How to make something hulking appear visually light? That was the challenge La Chance gave Pierre Favresse when they charged him with coming up with a dinner table for their inaugural "Jekyll & Hyde" collection. Pierre went with materials that not only conveyed mass. The bulbous shape of the legs and curved table base also express volume. He then delivered on the challenge with a metal cage linking the thick legs to solid top.
Part of the French "nouvelle vague" in design, Pierre's optimistically, streamlined work emphasizes the correlation between traditional craftsmanship and high-tech techniques. Just as integral is the social and environmental concerns in the manufacturing of products. Pierre trained as a cabinet maker before attending the Ecole Nationale SupŽrieure for Decorative Arts, where he now teaches. During this time he also served as studio director for designer Mathieu Lehanneur. He started his own studio in 2010, the same year he also became resident designer at the Ateliers de la Ville de Paris. He also now serves as the artistic director for brand and retailer Habitat.

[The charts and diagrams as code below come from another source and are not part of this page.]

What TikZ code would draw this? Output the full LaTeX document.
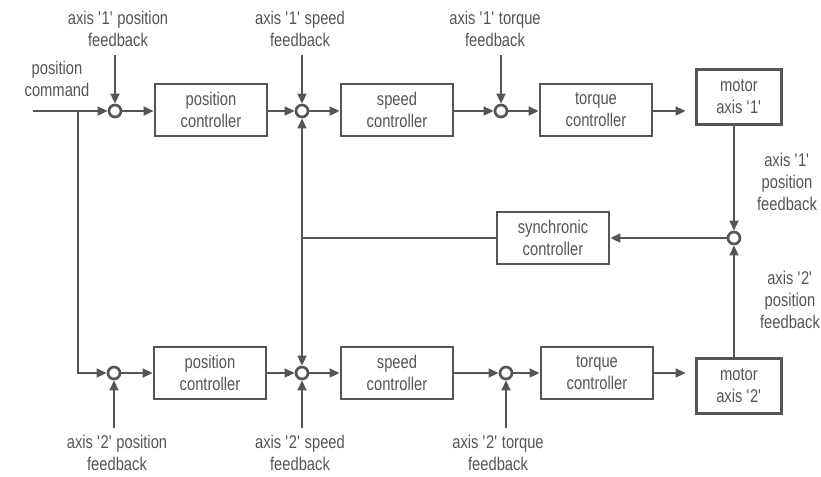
\documentclass[tikz,border=0pt]{standalone}
\usepackage{fontspec}
\setmainfont{Liberation Sans}[FakeStretch=0.8]
\usetikzlibrary{arrows.meta}
\definecolor{dg}{HTML}{555555}
\newcommand\sq{\textquotesingle}
\tikzset{
  lbl/.style={text=dg,font=\fontsize{13.8}{16.5}\selectfont,align=center,inner sep=0pt},
  blk/.style={draw=dg,line width=2pt,text=dg,font=\fontsize{13.8}{16.5}\selectfont,align=center,minimum width=84pt,minimum height=39pt,inner sep=0pt},
  mot/.style={blk,minimum width=64pt,minimum height=41pt},
  sum/.style={circle,draw=dg,fill=white,line width=2pt,minimum size=9pt,inner sep=0pt},
  con/.style={draw=dg,line width=2pt},
  arr/.style={con,-{Triangle[length=7.5pt,width=6.5pt]}}
}
\begin{document}
\begin{tikzpicture}[x=0.75pt,y=-0.75pt]
\useasboundingbox (0,0) rectangle (821,476);
% top row
\node[sum] (j11) at (115,111) {};
\node[blk] (pc1) at (211,110) {position\\controller};
\node[sum] (j12) at (302,111) {};
\node[blk] (sc1) at (397,110) {speed\\controller};
\node[sum] (j13) at (501,111) {};
\node[blk] (tc1) at (596,110) {torque\\controller};
\node[mot] (m1) at (739,97) {motor\\axis \sq1\sq};
% bottom row
\node[sum] (j21) at (114,373) {};
\node[blk] (pc2) at (210,373) {position\\controller};
\node[sum] (j22) at (302,373) {};
\node[blk] (sc2) at (397,373) {speed\\controller};
\node[sum] (j23) at (506,373) {};
\node[blk] (tc2) at (597,373) {torque\\controller};
\node[mot] (m2) at (739,386) {motor\\axis \sq2\sq};
% synchronic
\node[sum] (sj) at (734,238) {};
\node[blk] (syn) at (553,238) {synchronic\\controller};
% labels
\node[lbl] (lpc) at (57,79) {position\\command};
\node[lbl] (l11) at (118,29) {axis \sq1\sq{} position\\feedback};
\node[lbl] (l12) at (300,29) {axis \sq1\sq{} speed\\feedback};
\node[lbl] (l13) at (495,29) {axis \sq1\sq{} torque\\feedback};
\node[lbl] (l21) at (117,453) {axis \sq2\sq{} position\\feedback};
\node[lbl] (l22) at (300,453) {axis \sq2\sq{} speed\\feedback};
\node[lbl] (l23) at (498,453) {axis \sq2\sq{} torque\\feedback};
\node[lbl] (lr1) at (787,182) {axis \sq1\sq\\position\\feedback};
\node[lbl] (lr2) at (790,300) {axis \sq2\sq\\position\\feedback};
% coordinates
\coordinate (cin) at (33,111);
\coordinate (br) at (78,111);
\coordinate (f11) at (115,55);
\coordinate (f12) at (302,55);
\coordinate (f13) at (501,55);
\coordinate (f21) at (114,428);
\coordinate (f22) at (302,428);
\coordinate (f23) at (506,428);
\coordinate (sv) at (302,238);
% top connectors
\draw[arr] (cin) -- (j11);
\draw[arr] (j11) -- (pc1.west |- j11);
\draw[arr] (pc1.east |- j12) -- (j12);
\draw[arr] (j12) -- (sc1.west |- j12);
\draw[arr] (sc1.east |- j13) -- (j13);
\draw[arr] (j13) -- (tc1.west |- j13);
\draw[arr,shorten >=7pt] (tc1.east |- j13) -- (m1.west |- j13);
\draw[arr] (f11) -- (j11);
\draw[arr] (f12) -- (j12);
\draw[arr] (f13) -- (j13);
% bottom connectors
\draw[arr] (br) |- (j21);
\draw[arr] (j21) -- (pc2.west |- j21);
\draw[arr] (pc2.east |- j22) -- (j22);
\draw[arr] (j22) -- (sc2.west |- j22);
\draw[arr] (sc2.east |- j23) -- (j23);
\draw[arr] (j23) -- (tc2.west |- j23);
\draw[arr,shorten >=7pt] (tc2.east |- j23) -- (m2.west |- j23);
\draw[arr] (f21) -- (j21);
\draw[arr] (f22) -- (j22);
\draw[arr] (f23) -- (j23);
% synchronic loop
\draw[arr] (sj |- m1.south) -- (sj);
\draw[arr] (sj |- m2.north) -- (sj);
\draw[arr] (sj) -- (syn);
\draw[con] (syn) -- (sv);
\draw[arr] (sv) -- (j12);
\draw[arr] (sv) -- (j22);
\end{tikzpicture}
\end{document}
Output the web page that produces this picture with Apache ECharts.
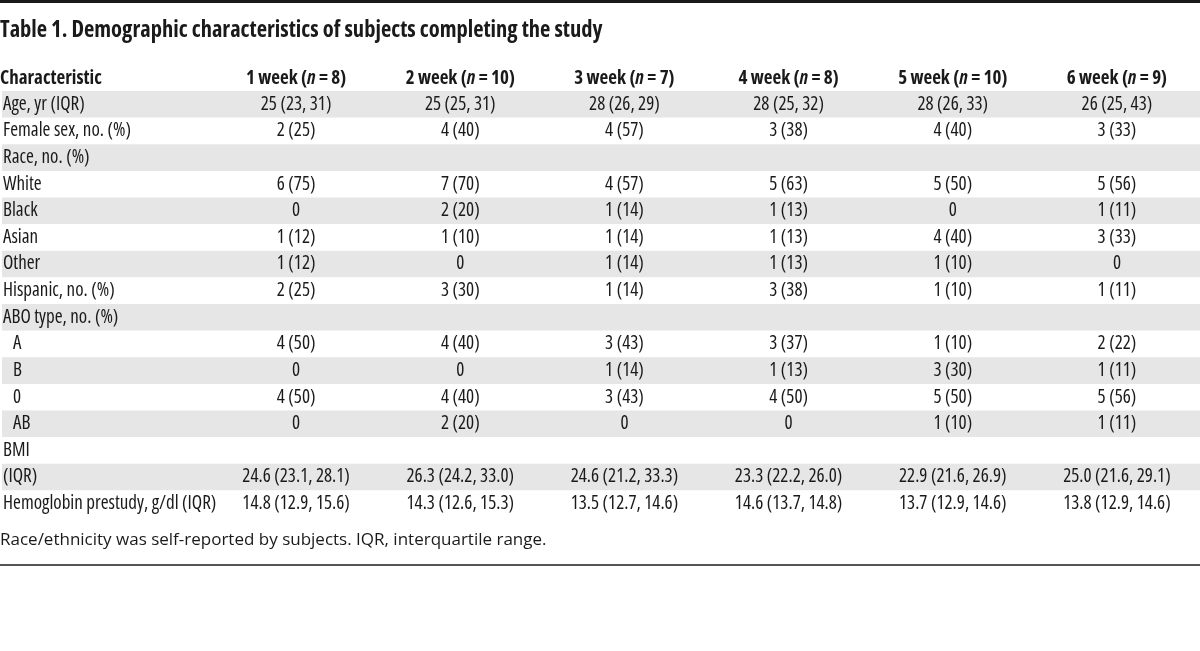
<!DOCTYPE html>
<html>
<head>
<meta charset="utf-8">
<script src="https://cdn.jsdelivr.net/npm/echarts@6/dist/echarts.min.js"></script>
<style>html,body{margin:0;padding:0;background:#fff}#c{width:1200px;height:651px}</style>
</head>
<body>
<div id="c"></div>
<script>
const titleText = 'Table 1. Demographic characteristics of subjects completing the study';
const headerFirst = 'Characteristic';
const footnote = 'Race/ethnicity was self-reported by subjects. IQR, interquartile range.';
const rowNames = ['Age, yr (IQR)', 'Female sex, no. (%)', 'Race, no. (%)', 'White', 'Black', 'Asian', 'Other',
  'Hispanic, no. (%)', 'ABO type, no. (%)', 'A', 'B', '0', 'AB', 'BMI', '(IQR)', 'Hemoglobin prestudy, g/dl (IQR)'];
const indentRows = ['A', 'B', '0', 'AB'];
const weekNames = ['1 week', '2 week', '3 week', '4 week', '5 week', '6 week'];
const nValues = [8, 10, 7, 8, 10, 9];
const week1 = ['25 (23, 31)', '2 (25)', '', '6 (75)', '0', '1 (12)', '1 (12)', '2 (25)', '', '4 (50)', '0', '4 (50)', '0', '', '24.6 (23.1, 28.1)', '14.8 (12.9, 15.6)'];
const week2 = ['25 (25, 31)', '4 (40)', '', '7 (70)', '2 (20)', '1 (10)', '0', '3 (30)', '', '4 (40)', '0', '4 (40)', '2 (20)', '', '26.3 (24.2, 33.0)', '14.3 (12.6, 15.3)'];
const week3 = ['28 (26, 29)', '4 (57)', '', '4 (57)', '1 (14)', '1 (14)', '1 (14)', '1 (14)', '', '3 (43)', '1 (14)', '3 (43)', '0', '', '24.6 (21.2, 33.3)', '13.5 (12.7, 14.6)'];
const week4 = ['28 (25, 32)', '3 (38)', '', '5 (63)', '1 (13)', '1 (13)', '1 (13)', '3 (38)', '', '3 (37)', '1 (13)', '4 (50)', '0', '', '23.3 (22.2, 26.0)', '14.6 (13.7, 14.8)'];
const week5 = ['28 (26, 33)', '4 (40)', '', '5 (50)', '0', '4 (40)', '1 (10)', '1 (10)', '', '1 (10)', '3 (30)', '5 (50)', '1 (10)', '', '22.9 (21.6, 26.9)', '13.7 (12.9, 14.6)'];
const week6 = ['26 (25, 43)', '3 (33)', '', '5 (56)', '1 (11)', '3 (33)', '0', '1 (11)', '', '2 (22)', '1 (11)', '5 (56)', '1 (11)', '', '25.0 (21.6, 29.1)', '13.8 (12.9, 14.6)'];
const columns = [week1, week2, week3, week4, week5, week6];

// ---- font selection: pick the narrowest installed face (condensed widths where available) ----
const mctx = document.createElement('canvas').getContext('2d');
function measure(text, weight, family, size) {
  mctx.font = 'normal ' + weight + ' ' + size + 'px ' + family;
  return mctx.measureText(text).width;
}
const probe = 'Hemoglobin prestudy, g/dl (IQR)';
const candidates = [
  ["'Noto Sans'", 'condensed'], ["'Open Sans'", 'condensed'], ["'Roboto'", 'condensed'],
  ["'Liberation Sans'", 'condensed'], ["'DejaVu Sans'", 'condensed']
];
let best = null;
candidates.forEach(([fam, st]) => {
  const w = measure(probe, st, fam, 100);
  if (!best || w < best.w - 1) best = { fam, st, w };
});
const FONT = best.fam;
const W_REG = best.st;
const W_BOLD = 'bold ' + best.st;
function fit(text, weight, family, target, maxSize) {
  const s = target * 100 / measure(text, weight, family, 100);
  return Math.min(maxSize, Math.round(s * 2) / 2);
}
const BODY = fit(probe, W_REG, FONT, 218, 19);
const HEAD = fit('1 week (n = 8)', W_BOLD, FONT, 102, 19);
const TITLE = fit(titleText, W_BOLD, FONT, 618, 22.5);
const FOOT_FONT = "'Open Sans', 'Noto Sans', sans-serif";
const FOOT = fit(footnote, 'normal', FOOT_FONT, 540, 17);
const TXT = '#1a1a1a';

const weekCats = weekNames.map((w, i) => w + ' (n = ' + nValues[i] + ')');
const cellData = [];
columns.forEach((col, ci) => {
  col.forEach((v, ri) => { if (v !== '') cellData.push([weekCats[ci], rowNames[ri], v]); });
});

const chart = echarts.init(document.getElementById('c'), null, { renderer: 'canvas' });
chart.setOption({
  animation: false,
  backgroundColor: '#fff',
  title: [
    { text: titleText, left: 0, top: 33 - TITLE * 0.6, padding: 0,
      textStyle: { fontFamily: FONT, fontSize: TITLE, fontWeight: W_BOLD, color: TXT } },
    { text: headerFirst, left: 0, top: 80 - HEAD * 0.6, padding: 0,
      textStyle: { fontFamily: FONT, fontSize: HEAD, fontWeight: W_BOLD, color: TXT } },
    { text: footnote, left: 0, top: 542 - FOOT * 0.6, padding: 0,
      textStyle: { fontFamily: FOOT_FONT, fontSize: FOOT, fontWeight: 'normal', color: TXT } }
  ],
  graphic: [
    { type: 'rect', shape: { x: 0, y: 0, width: 1200, height: 3 }, style: { fill: '#1a1a1a' } },
    { type: 'rect', shape: { x: 0, y: 564, width: 1200, height: 2 }, style: { fill: '#555' } }
  ],
  grid: [
    { left: 0, right: 0, top: 91, bottom: 134 },
    { left: 214, right: 1, top: 91, bottom: 134 }
  ],
  xAxis: [
    { type: 'value', gridIndex: 0, show: false, min: 0, max: 1 },
    { type: 'category', gridIndex: 1, data: weekCats, position: 'top',
      axisLine: { show: false }, axisTick: { show: false }, splitLine: { show: false },
      axisLabel: { margin: Math.round(14 - HEAD * 0.6), interval: 0,
        formatter: v => { const m = v.match(/^(.*\()n( = .*)$/); return '{b|' + m[1] + '}{i|n}{b|' + m[2] + '}'; },
        rich: {
          b: { fontFamily: FONT, fontSize: HEAD, fontWeight: W_BOLD, color: TXT },
          i: { fontFamily: FONT, fontSize: HEAD, fontWeight: W_BOLD, fontStyle: 'italic', color: TXT }
        } } }
  ],
  yAxis: [
    { type: 'category', gridIndex: 0, data: rowNames, inverse: true,
      axisLine: { show: false }, axisTick: { show: false }, splitLine: { show: false },
      splitArea: { show: true, areaStyle: { color: ['#e6e6e6', '#ffffff'] } },
      axisLabel: { inside: true, margin: 1, interval: 0,
        formatter: v => indentRows.includes(v) ? '{ind|' + v + '}' : '{n|' + v + '}',
        rich: {
          n: { fontFamily: FONT, fontSize: BODY, fontWeight: W_REG, color: TXT },
          ind: { fontFamily: FONT, fontSize: BODY, fontWeight: W_REG, color: TXT, padding: [0, 0, 0, 10] }
        } } },
    { type: 'category', gridIndex: 1, data: rowNames, inverse: true, show: false }
  ],
  series: [{
    type: 'scatter', xAxisIndex: 1, yAxisIndex: 1, symbolSize: 0, silent: true,
    itemStyle: { opacity: 1 },
    data: cellData,
    label: { show: true, position: 'inside', formatter: p => p.value[2], opacity: 1,
      fontFamily: FONT, fontSize: BODY, fontWeight: W_REG, color: TXT }
  }]
});
</script>
</body>
</html>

Pierre is among the coterie of designers collaborating with La Chance, the new Paris-based house emphasizing furniture, lighting and rugs with a "strong personality" made from "noble, durable and natural materials" and all in "European human-size facilities" Got to love that. La Chance is also entrepreneur Jean-Baptiste Souletie and architect Louise Breguetbeen, who got together in life and work because of, well, la chance! The French duo have lived in India and China; designed offices in London and built homes in Haiti; and have lent their know-how to established luxury companies and start-ups firms.
La Chance launched at the 2012 Milan Salone at Tom Dixon's MOST, a 5-building design world in Milan's National Museum of Science and Technology. We zeroed in on their colorful exhibition inside the railway hall, and it was love at first sight.